90, 2, 10. A nod and a couple of numbers, that’s how it's ordered in the heartland of Fernet - Cordoba, Argentina. Ninety percent Fernet, two cubes of ice, and ten percent Coca Cola; a blend euphemistically described as a rocket to the brain, not to be taken lightly by newcomers to this feisty spirit.
Fernet is an Italian amari or bitter, drunk as a digestif in Italy where it was invented in the mid-eighteenth century as a cure-all tonic. Traditionally it’s made by infusing a grain spirit with a secret list of roots, herbs, and spices that range from the exotic (saffron, aloe, cardamom) to the biblical (myrrh), adding a caramel sweetener (although it sure doesn’t seem like it), and then storing it in huge wooden casks while the flavors blend and the liquid takes on its distinctive murkiness.
Fernet was originally brought over by Italian immigrants to fortify themselves against seasickness and the raft of new stomach ailments awaiting them in the new world. Over time, it grew in popularity, perhaps due to its sheer alcoholic potency at a low price, but mostly because of its emergence in the early 1900s cocktail scene.
It wasn’t until the 80s, with the Cordoba Fernet and coke explosion, that Fernet spread to every corner of the country, helped in no small part by a massive publicity campaign run by then and current market leader, Branca. Since then, consumption has peaked to around 20 million liters per year – thirty percent of which happens to be in the land of the 90, 2, 10.
Now, with more than a dozen different brands ranging in price, from the premium Fernet Branca and the proudly made-in-Cordoba 1812 all the way down to the pre-mixed Chabona, which goes for less than a dollar a liter and has the tagline, “pega mas” (it hits harder), it's a rare get-together in Argentina that doesn’t have Fernet.
A quieter revival is happening, this time of classic Fernet cocktails, arguably the best way to enjoy the real herbal flavor. And for classic cocktails there is no better man for the job in this city than Sebastian Garcia, a true gentleman bartender and head of the bar at Frank's, the Buenos Aires speakeasy and cocktail bar that was recently listed as the best bar in South America and number thirty-seven in the Best Bars of the World.

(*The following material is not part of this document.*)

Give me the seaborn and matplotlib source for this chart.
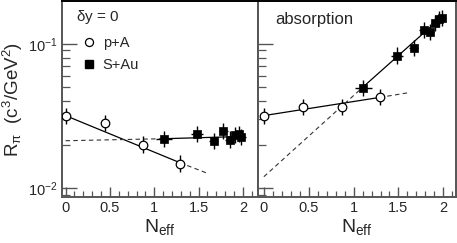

TLK: How did you get involved in bartending?
I started studying with a bartender named Pablo Muñoz, who at that time was 70 years old and taught from his garage. He introduced me to elegant and dedicated mixology. At that time there were courses for barman, but mostly aimed at young people keen to toss bottles around. Pablo showed me that the art and the ability to surprise was in other details.
TLK: Tell us about Fernet in Argentina.
Fernet is a very widely consumed drink here, so closely linked to tradition that these days I would say it's completely embedded in our culture.
TLK: How would you describe the flavor of Fernet?
A mix of bitter and sweet with an astringent finish that invites you to keep drinking!
TLK: If Fernet were music, was song would it be?
For me, it would be a chacarera (a rural counterpoint to the tango from the cities) or a tune from Argentine folk music. I remember as a child when my grandmother lit the fire to for the barbecue there was always an aperitif next to the grill and chamamé in the background!
TLK: Your favorite moment to drink a Fernet?
The best time to drink a Fernet is when I need to relax, or as a friend would say: when I need to stop the world so I can get off!